Un partenariat UE-OSC aux ambitions mesurées
Il aura fallu trois ans et demi de planification méthodique pour que le programme de renforcement des capacités institutionnelles et opérationnelles des organisations de la société civile, Precap-CCOD, arrive à son terme. Porté financièrement par l’Union européenne, le dispositif s’inscrit dans une logique de co-construction qui préserve la souveraineté nationale tout en injectant de l’expertise technique occidentale. Le choix d’un financement partenarial, et non substitutif, exprime une volonté explicite de compléter les politiques publiques de développement menées par les autorités de Brazzaville, plutôt que de les concurrencer. Au sein de la délégation de l’UE, on souligne discrètement la « maturité progressive » des ONG congolaises, tandis que les responsables gouvernementaux saluent une « complémentarité fonctionnelle » conforme au Plan national de développement 2022-2026.
Des formations ciblées comme levier de professionnalisation
De Dolisie à Pointe-Noire, en passant par Ouesso et Djambala, vingt structures ont suivi un cursus dense articulé autour de cinq modules : gouvernance associative, planification stratégique, gestion du cycle de projet, communication institutionnelle et comptabilité analytique. Chaque séminaire alternait exposés théoriques et ateliers pratiques afin de favoriser un transfert de compétences pérenne. Les coordonnateurs ont notamment appris à élaborer des indicateurs de performance basés sur les Objectifs de développement durable, à construire des tableaux de bord financiers et à administrer un site web sans dépendance externe. Cet effort d’ingénierie pédagogique répond à un constat largement partagé chez les bailleurs : la faiblesse des outils organisationnels freine l’impact social des ONG, quelles que soient leur ferveur militante et leur proximité communautaire.
Des effets tangibles déjà perceptibles sur le terrain
Le rapport bilanciel présenté le 27 juin à Brazzaville relève une progression moyenne de 35 % des scores d’évaluation institutionnelle entre l’audit initial et la clôture du projet. Des indicateurs qualitatifs corroborent ces chiffres : plusieurs organisations disposent désormais de plans triennaux homologués, tandis que d’autres, comme l’unité de production agroalimentaire pilotée à Mfilou-Ngamaba, ont sécurisé un premier tour de table financier de 30 millions de francs CFA. « Les avancées sont visibles : la gouvernance interne de nos associations s’est rationalisée », résume Dominique Matondo, président du Conseil d’administration du CCOD, qui se félicite d’un « changement de paradigme » où la société civile « n’apparaît plus seulement comme contestataire, mais comme acteur technique du développement ».
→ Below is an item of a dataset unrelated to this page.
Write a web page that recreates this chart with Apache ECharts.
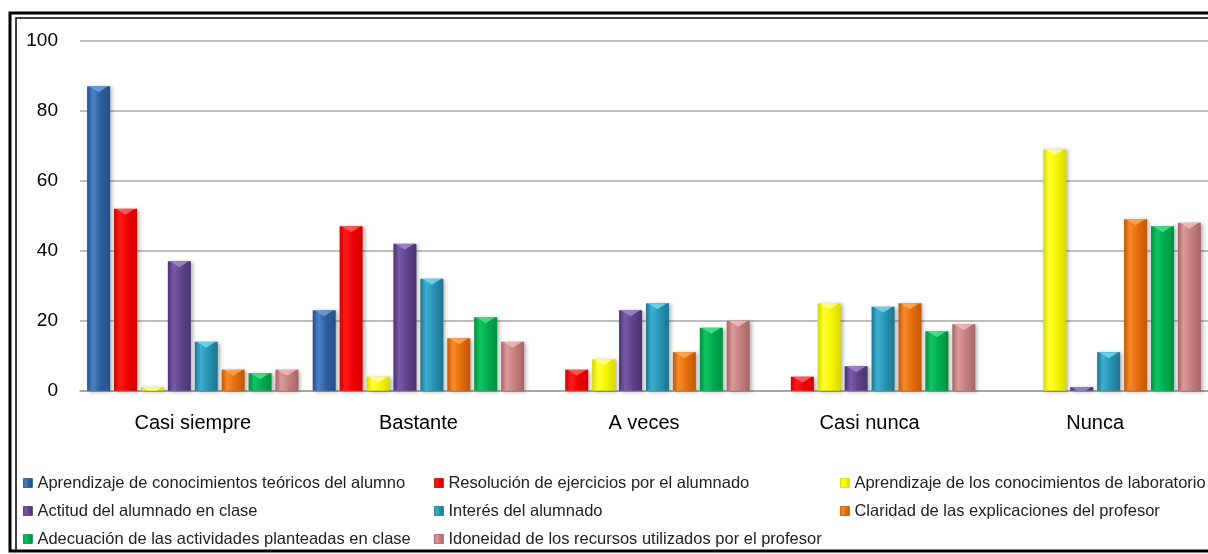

Entre soutien gouvernemental et autonomie civique
La question de l’ancrage institutionnel se pose avec acuité à l’issue du financement européen. Les dirigeants d’ONG insistent désormais sur la nécessité d’un relais national. « Si nous soutenons l’action publique, il est naturel que les autorités nous épaulent à leur tour », plaide M. Matondo. Le gouvernement, pour sa part, voit dans cette montée en compétences une opportunité de déconcentration de l’action sociale, sans perte de contrôle politique. Dans les couloirs du ministère des Affaires sociales, on affirme travailler à un dispositif d’agrément et de co-financement qui associerait progressivement les collectivités locales et le secteur privé, dans une optique de responsabilité partagée. Ce dialogue, encore informel, illustre un mouvement de normalisation des relations entre État et société civile, longtemps marquées par la méfiance.
Cap sur la durabilité et la gouvernance inclusive
Au-delà des compétences techniques, le Precap-CCOD a réussi à forger des réseaux inter-associatifs capables de mutualiser ressources et expertises. Luciano Thibault Boyeka Moussolo, point focal pour l’environnement et le développement durable, insiste sur l’importance de cette dynamique collective : « Nous devons continuer à travailler main dans la main, que ce soit avec les pouvoirs publics, les investisseurs ou nos partenaires extérieurs ». Pour les observateurs, la pérennité dépendra de deux paramètres : la capacité des ONG à diversifier leurs sources de financement, et celle de l’administration à intégrer ces acteurs dans les dispositifs nationaux de suivi-évaluation.
Si ces conditions sont réunies, le Congo pourrait disposer, d’ici quelques années, d’un tissu associatif suffisamment robuste pour contribuer pleinement aux agendas climatiques, agricoles et sociaux qui structurent la feuille de route gouvernementale. L’Union européenne, quant à elle, y verrait la confirmation que la diplomatie du développement peut conjuguer efficacité opérationnelle et respect des souverainetés. En définitive, le projet illustre la possibilité d’un modèle coopératif où la société civile se renforce sans jamais faire ombre à l’État, mais en éclairant, à sa manière, les voies d’un développement plus inclusif.